Афина, которая, согласно древнегреческим верованиям, появилась из головы своего отца, Зевса, присоединяется к словам Аполлона. «Ведь родила не мать меня. Мужеское все Мне ближе и дороже. Только брак мне чужд. Отцова дочь я, и отцу я предана. И потому жалеть не стану женщину, убившую супруга. В доме муж глава».

Хор Эриний, или Фурий, в ужасе восклицает: «О боги молодые, вы втоптали Закон старинный в грязь». Решающий голос подает Афина — и Орест освобождается от кары за убийство своей матери.

Убийство матери — не преступление

Почему, спросите вы, кому-то могло понадобиться отрицать самые естественные и могущественные человеческие отношения? Почему такой блестящий автор, как Эсхил, должен писать на эту тему драматическую трилогию? И почему эту трилогию — которая была в те времена не театральной постановкой в привычном нам смысле, а ритуальным действом, обращенным к чувствам и призванным воспитывать подчинение господствующим нормам — показывали всем афинянам, включая даже женщин и рабов, во время значительных празднеств?

Пытаясь ответить на вопрос о нормативной функции «Орестеи», исследователи традиционно видели здесь попытку объяснить с ее помощью истоки греческого ареопага (суда). Правосудие в этом суде — новшество по тем временам — должно было вершиться не через родовую месть, а с помощью более беспристрастных правовых механизмов. Однако, как указывает британский социолог Джоан Рокуэлл, такая интерпретация бессмысленна. Она даже не касается главного: почему это судебное дело — первое дело, которое рассматривалось в ареопаге, оказалось убийством матери ее собственным сыном? Не ставит она и основного вопроса: каким образом в этом «моральном уроке» в пользу государственного правосудия сын может быть оправдан за преднамеренное хладнокровное убийство матери — да к тому же на таком явно нелепом основании, будто бы он не имеет к ней отношения.

Для того чтобы узнать, какие же нормы в действительности выражает и подтверждает «Орестея», нам придется взглянуть на трилогию в целом. В первой пьесе, «Агамемнон», царица Клитеместра мстит за кровь своей дочери. Мы узнаем, что по дороге в Трою ее муж Агамемнон хитростью уговаривает ее послать к нему их дочь Ифигению якобы с целью выдать ее замуж за Ахилла, а на самом деле — чтобы принести ее в жертву ради удачного морского похода. Когда Агамемнон, вернувшись с войны, совершает ритуальное омовение, смывая с себя грехи войны, Клитеместра набрасывает на него накидку и закалывает его. Она ясно дает понять, что поступает так, движимая не просто личной скорбью и ненавистью, но социальной ролью главы клана, которая должна взять на себя отмщение за пролитую родственную кровь. Она действует согласно нормам матрилинейного общества, где ее долг как царицы — восстановить правосудие.

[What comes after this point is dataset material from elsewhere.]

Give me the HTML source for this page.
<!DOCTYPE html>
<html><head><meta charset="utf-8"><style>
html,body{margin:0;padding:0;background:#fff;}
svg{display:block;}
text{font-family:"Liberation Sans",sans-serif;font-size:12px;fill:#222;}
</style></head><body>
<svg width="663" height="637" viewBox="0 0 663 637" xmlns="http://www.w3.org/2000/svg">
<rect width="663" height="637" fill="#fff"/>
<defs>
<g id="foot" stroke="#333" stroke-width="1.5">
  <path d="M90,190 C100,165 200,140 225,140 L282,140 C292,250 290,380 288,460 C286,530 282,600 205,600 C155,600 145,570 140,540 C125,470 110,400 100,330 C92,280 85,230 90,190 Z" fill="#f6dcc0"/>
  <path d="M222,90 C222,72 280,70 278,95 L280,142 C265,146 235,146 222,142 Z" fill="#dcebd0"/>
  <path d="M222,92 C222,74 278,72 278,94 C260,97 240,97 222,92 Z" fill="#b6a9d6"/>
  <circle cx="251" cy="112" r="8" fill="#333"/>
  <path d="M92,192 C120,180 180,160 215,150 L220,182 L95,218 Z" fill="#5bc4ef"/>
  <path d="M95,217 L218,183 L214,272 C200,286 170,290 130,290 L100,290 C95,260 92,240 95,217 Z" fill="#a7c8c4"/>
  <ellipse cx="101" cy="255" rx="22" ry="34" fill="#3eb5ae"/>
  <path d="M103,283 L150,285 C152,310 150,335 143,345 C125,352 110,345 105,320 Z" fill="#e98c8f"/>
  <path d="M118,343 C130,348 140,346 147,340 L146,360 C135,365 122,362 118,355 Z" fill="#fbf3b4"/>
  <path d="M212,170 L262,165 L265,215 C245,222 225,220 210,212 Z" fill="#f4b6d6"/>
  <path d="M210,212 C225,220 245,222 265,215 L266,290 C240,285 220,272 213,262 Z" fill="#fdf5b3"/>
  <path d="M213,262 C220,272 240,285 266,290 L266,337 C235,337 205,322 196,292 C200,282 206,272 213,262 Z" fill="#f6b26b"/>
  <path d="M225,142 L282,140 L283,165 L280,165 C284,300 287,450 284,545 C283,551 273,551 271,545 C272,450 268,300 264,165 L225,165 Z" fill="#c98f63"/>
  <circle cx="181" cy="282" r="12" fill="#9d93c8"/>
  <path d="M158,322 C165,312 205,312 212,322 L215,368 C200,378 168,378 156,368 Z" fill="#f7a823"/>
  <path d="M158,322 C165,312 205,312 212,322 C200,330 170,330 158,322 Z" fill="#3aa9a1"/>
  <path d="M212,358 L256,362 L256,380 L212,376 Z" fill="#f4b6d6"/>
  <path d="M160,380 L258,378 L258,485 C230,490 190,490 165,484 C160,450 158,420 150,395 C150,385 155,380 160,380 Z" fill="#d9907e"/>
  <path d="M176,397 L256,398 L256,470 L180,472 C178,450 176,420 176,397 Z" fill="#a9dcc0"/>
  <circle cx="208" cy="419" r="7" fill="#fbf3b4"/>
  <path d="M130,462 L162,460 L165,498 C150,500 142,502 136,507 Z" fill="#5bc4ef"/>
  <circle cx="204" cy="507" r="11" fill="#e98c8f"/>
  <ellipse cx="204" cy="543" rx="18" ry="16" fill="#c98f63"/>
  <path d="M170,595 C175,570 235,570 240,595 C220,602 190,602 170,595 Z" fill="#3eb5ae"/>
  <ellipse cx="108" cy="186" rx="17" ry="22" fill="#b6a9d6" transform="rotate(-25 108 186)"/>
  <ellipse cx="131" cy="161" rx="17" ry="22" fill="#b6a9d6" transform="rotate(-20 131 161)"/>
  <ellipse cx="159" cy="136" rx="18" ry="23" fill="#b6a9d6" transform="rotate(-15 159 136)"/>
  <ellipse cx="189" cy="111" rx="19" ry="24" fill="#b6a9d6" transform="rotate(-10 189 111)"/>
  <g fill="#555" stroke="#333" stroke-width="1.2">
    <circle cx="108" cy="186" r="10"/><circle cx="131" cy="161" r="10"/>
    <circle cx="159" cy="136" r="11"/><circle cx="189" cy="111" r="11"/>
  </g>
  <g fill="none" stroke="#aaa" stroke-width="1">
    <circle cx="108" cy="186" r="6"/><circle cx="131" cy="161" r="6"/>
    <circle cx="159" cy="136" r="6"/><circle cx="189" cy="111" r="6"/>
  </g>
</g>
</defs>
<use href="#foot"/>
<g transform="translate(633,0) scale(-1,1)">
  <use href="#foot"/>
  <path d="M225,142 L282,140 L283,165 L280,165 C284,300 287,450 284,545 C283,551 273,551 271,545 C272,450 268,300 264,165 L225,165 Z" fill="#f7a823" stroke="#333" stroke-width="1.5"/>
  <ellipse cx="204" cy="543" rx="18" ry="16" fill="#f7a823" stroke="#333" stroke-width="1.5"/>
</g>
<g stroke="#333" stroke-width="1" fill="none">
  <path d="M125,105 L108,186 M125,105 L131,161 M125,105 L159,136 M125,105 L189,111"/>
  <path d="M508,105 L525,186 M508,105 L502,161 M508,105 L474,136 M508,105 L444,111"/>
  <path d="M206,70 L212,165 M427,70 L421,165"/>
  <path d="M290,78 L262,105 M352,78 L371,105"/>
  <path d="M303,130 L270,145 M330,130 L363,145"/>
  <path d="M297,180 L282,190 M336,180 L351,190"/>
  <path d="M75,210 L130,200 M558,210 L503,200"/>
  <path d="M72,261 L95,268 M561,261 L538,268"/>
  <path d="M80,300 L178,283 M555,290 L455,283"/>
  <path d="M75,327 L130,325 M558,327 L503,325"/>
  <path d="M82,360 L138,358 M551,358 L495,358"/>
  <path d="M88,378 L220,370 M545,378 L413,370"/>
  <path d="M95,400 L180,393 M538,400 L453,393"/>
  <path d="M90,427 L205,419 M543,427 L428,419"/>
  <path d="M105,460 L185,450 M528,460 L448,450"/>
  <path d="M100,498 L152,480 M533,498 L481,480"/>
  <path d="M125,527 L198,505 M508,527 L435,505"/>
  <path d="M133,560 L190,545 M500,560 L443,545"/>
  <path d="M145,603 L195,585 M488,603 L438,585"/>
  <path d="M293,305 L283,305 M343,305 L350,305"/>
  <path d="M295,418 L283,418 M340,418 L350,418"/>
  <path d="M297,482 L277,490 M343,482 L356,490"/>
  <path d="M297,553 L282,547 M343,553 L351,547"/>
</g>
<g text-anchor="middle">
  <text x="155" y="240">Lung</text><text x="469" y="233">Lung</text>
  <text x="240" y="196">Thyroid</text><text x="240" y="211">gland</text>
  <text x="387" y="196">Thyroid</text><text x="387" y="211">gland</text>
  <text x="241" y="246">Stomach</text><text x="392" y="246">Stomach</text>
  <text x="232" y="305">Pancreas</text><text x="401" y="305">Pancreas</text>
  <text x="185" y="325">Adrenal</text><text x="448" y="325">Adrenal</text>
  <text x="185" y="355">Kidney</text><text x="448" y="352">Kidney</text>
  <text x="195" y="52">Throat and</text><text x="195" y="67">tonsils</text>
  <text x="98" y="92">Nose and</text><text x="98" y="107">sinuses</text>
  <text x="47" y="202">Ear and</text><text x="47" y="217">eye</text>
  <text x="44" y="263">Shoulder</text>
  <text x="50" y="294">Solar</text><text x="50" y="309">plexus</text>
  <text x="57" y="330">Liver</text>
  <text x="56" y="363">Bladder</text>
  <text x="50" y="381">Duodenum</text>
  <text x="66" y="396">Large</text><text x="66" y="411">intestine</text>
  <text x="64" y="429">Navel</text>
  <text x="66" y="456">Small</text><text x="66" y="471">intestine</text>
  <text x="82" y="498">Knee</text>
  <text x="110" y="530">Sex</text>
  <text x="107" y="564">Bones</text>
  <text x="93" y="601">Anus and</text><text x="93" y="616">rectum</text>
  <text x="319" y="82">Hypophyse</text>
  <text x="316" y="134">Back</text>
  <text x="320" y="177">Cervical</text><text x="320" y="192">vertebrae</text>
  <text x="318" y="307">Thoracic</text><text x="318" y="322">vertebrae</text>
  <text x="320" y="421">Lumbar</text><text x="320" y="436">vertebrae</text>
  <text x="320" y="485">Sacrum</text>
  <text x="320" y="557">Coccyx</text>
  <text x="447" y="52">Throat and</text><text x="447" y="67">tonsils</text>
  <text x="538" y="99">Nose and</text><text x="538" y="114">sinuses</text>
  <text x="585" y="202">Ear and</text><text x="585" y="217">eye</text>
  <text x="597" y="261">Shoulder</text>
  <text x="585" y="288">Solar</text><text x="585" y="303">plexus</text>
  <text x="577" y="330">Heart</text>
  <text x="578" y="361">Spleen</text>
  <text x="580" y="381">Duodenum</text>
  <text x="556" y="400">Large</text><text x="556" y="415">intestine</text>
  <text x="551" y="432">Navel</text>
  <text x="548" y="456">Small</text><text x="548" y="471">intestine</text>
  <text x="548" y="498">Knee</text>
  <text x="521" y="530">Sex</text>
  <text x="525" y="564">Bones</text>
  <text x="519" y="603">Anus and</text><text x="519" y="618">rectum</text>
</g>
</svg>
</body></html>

Во второй пьесе, «Хоэфоры», ее сын Орест переодетым возвращается в Аргос. Он входит во дворец матери как гость, убивает ее нового супруга Эгисфа и, после некоторого колебания, мстя за смерть отца, убивает и мать. Третья пьеса, «Эвмениды», рассказывает о судебном процессе над Орестом в храме Аполлона в Дельфах. Мы узнаем, что эвмениды, как представительницы старого порядка, стоящие на страже справедливости, защитницы общества и вершительницы правосудия, преследовали Ореста. И теперь суд из двенадцати граждан Афин под председательством Афины должен решить исход дела. Но поскольку голоса разделились поровну, решение принадлежит Афине: Орест оправдан, так как не пролил родственной крови.

Таким образом, «Орестея» переносит нас к тем временам, когда происходило «столкновение культур матриархата и патриархата», как об этом говорят X. Д. Ф. Китто и Дж. Томпсон. Или, иными словами, трилогия прослеживает — и подтверждает — переход от норм партнерства к нормам господства.

Как пишет Рокуэлл, «если в первой пьесе месть Клитеместры кажется справедливой, то затем ее дочь забыта, призрак ее растаял, потому что у женщины нет таких прав, на которые она претендует». Ибо «если столь могущественная персона, как Клитеместра, в ответ на такое злодейство, как убийство дочери, не имеет права отомстить, то какие вообще права есть у женщины»?